Realizing how much I enjoyed learning the details of specific processor and firmware implementations of memory error handling algorithms, I transitioned from a hardware design engineering role to a firmware (i.e. embedded software) development role within our server organization. This allowed me to get a deeper view into another layer in the server solution stack. There, I was primarily responsible for the Advanced Configuration and Power Interface (ACPI) subset of the overall firmware solution for our entry-level IA-64 server products. The ACPI standard defines interfaces that are used by compatible operating systems to understand and interact with the underlying server hardware.While ACPI was my area of focus in this timeframe, I was able to gain a breadth of understanding of practically every other subsystem of the server while debugging and fixing issues in the firmware code that was written for those subsystems. I also worked closely with our operating system partners (both internal and external) to root cause issues, including using low-level kernel debuggers at times to identify incorrect interpretation of interface data within the operating system code. It was experiences like that which reinforced my interest in learning even more about the different silicon, hardware, firmware, and software layers comprising server solutions in the industry. And that was part of the reason why it was during this period that I began pursuit of my Master of Science degree in Computer Science while continuing to work for HP full-time.

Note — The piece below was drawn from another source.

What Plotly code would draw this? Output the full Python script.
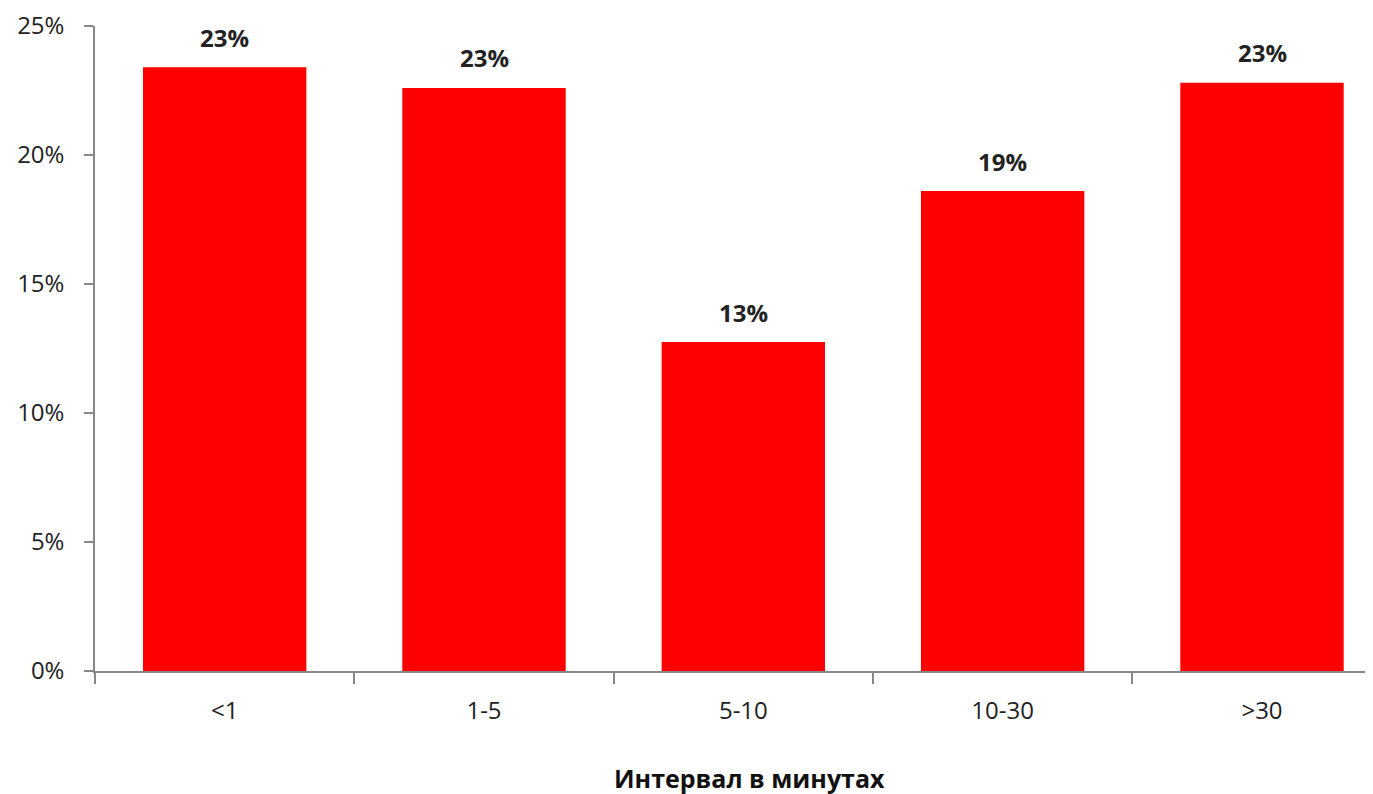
import plotly.graph_objects as go

categories = ["<1", "1-5", "5-10", "10-30", ">30"]
values = [0.234, 0.226, 0.1275, 0.186, 0.228]
y_ticks = [0, 0.05, 0.10, 0.15, 0.20, 0.25]
y_tick_labels = ["0%", "5%", "10%", "15%", "20%", "25%"]
x_title = "Интервал в минутах"

FONT = "Open Sans"
xpos = list(range(len(categories)))

fig = go.Figure(go.Bar(
    x=xpos,
    y=values,
    marker=dict(color="#FF0000", line=dict(width=0)),
    width=0.63,
    hoverinfo="y",
))

for xi, v in zip(xpos, values):
    fig.add_annotation(
        x=xi, y=v, text="<b>%d%%</b>" % round(v * 100),
        showarrow=False, yanchor="middle", yshift=30,
        font=dict(family=FONT, size=24, color="#222"),
    )

fig.add_annotation(
    x=0.5125, y=0, xref="paper", yref="paper",
    text="<b>" + x_title + "</b>", showarrow=False,
    yanchor="middle", yshift=-107,
    font=dict(family=FONT, size=25, color="#111"),
)

fig.update_layout(
    width=1365, height=786,
    margin=dict(l=87, r=0, t=18, b=123),
    paper_bgcolor="white", plot_bgcolor="white",
    showlegend=False,
    xaxis=dict(
        range=[-0.5, 4.428],
        tickmode="array",
        tickvals=xpos,
        ticktext=categories,
        showgrid=False, zeroline=False,
        showline=True, linecolor="#888", linewidth=1.5,
        ticks="",
        minor=dict(tickmode="array",
                   tickvals=[i - 0.5 for i in range(len(categories) + 1)],
                   ticks="outside", ticklen=11, tickcolor="#888",
                   tickwidth=1.5, showgrid=False),
        tickfont=dict(family=FONT, size=24, color="#222"),
        ticklabelstandoff=17,
    ),
    yaxis=dict(
        range=[0, 0.25],
        tickmode="array",
        tickvals=y_ticks,
        ticktext=y_tick_labels,
        showgrid=False, zeroline=False,
        showline=True, linecolor="#888", linewidth=1.5,
        ticks="outside", ticklen=9, tickcolor="#888", tickwidth=1.5,
        tickfont=dict(family=FONT, size=24, color="#222"),
        ticklabelstandoff=15,
    ),
)

fig.write_html("out.html")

After graduating with my Bachelor of Science degree in Computer Engineering from Notre Dame, I joined HP in an Electrical Engineering role designing, characterizing, and validating memory subsystem hardware for HP's multi-socket PA-RISC and Intel® Itanium®-based servers. In this role, I delivered key leadership on a small hardware team responsible for design and consultation across the entire product portfolio for the enterprise server business division. I worked closely with internal hardware, software and manufacturing teams as well as external memory suppliers to qualify DRAM components, root cause test failures, and approve supplier test screens. During this period, I developed my interest in the broader architecture of server solutions while researching memory Error Correction Code (ECC) implementations of processors being used in our designs. Using the knowledge gained from that research, I developed web-based tools with HTML and Perl scripts that allowed HP users to input server error logs and obtain a report that decoded those logs to identify the specific memory cell(s) within any DRAM component(s) that experienced a bit error within the system. This was widely used across the server organization and HP manufacturing teams to isolate memory failures to specific DRAM components and accelerate the Root Cause Analysis (RCA) process with HP's DRAM suppliers.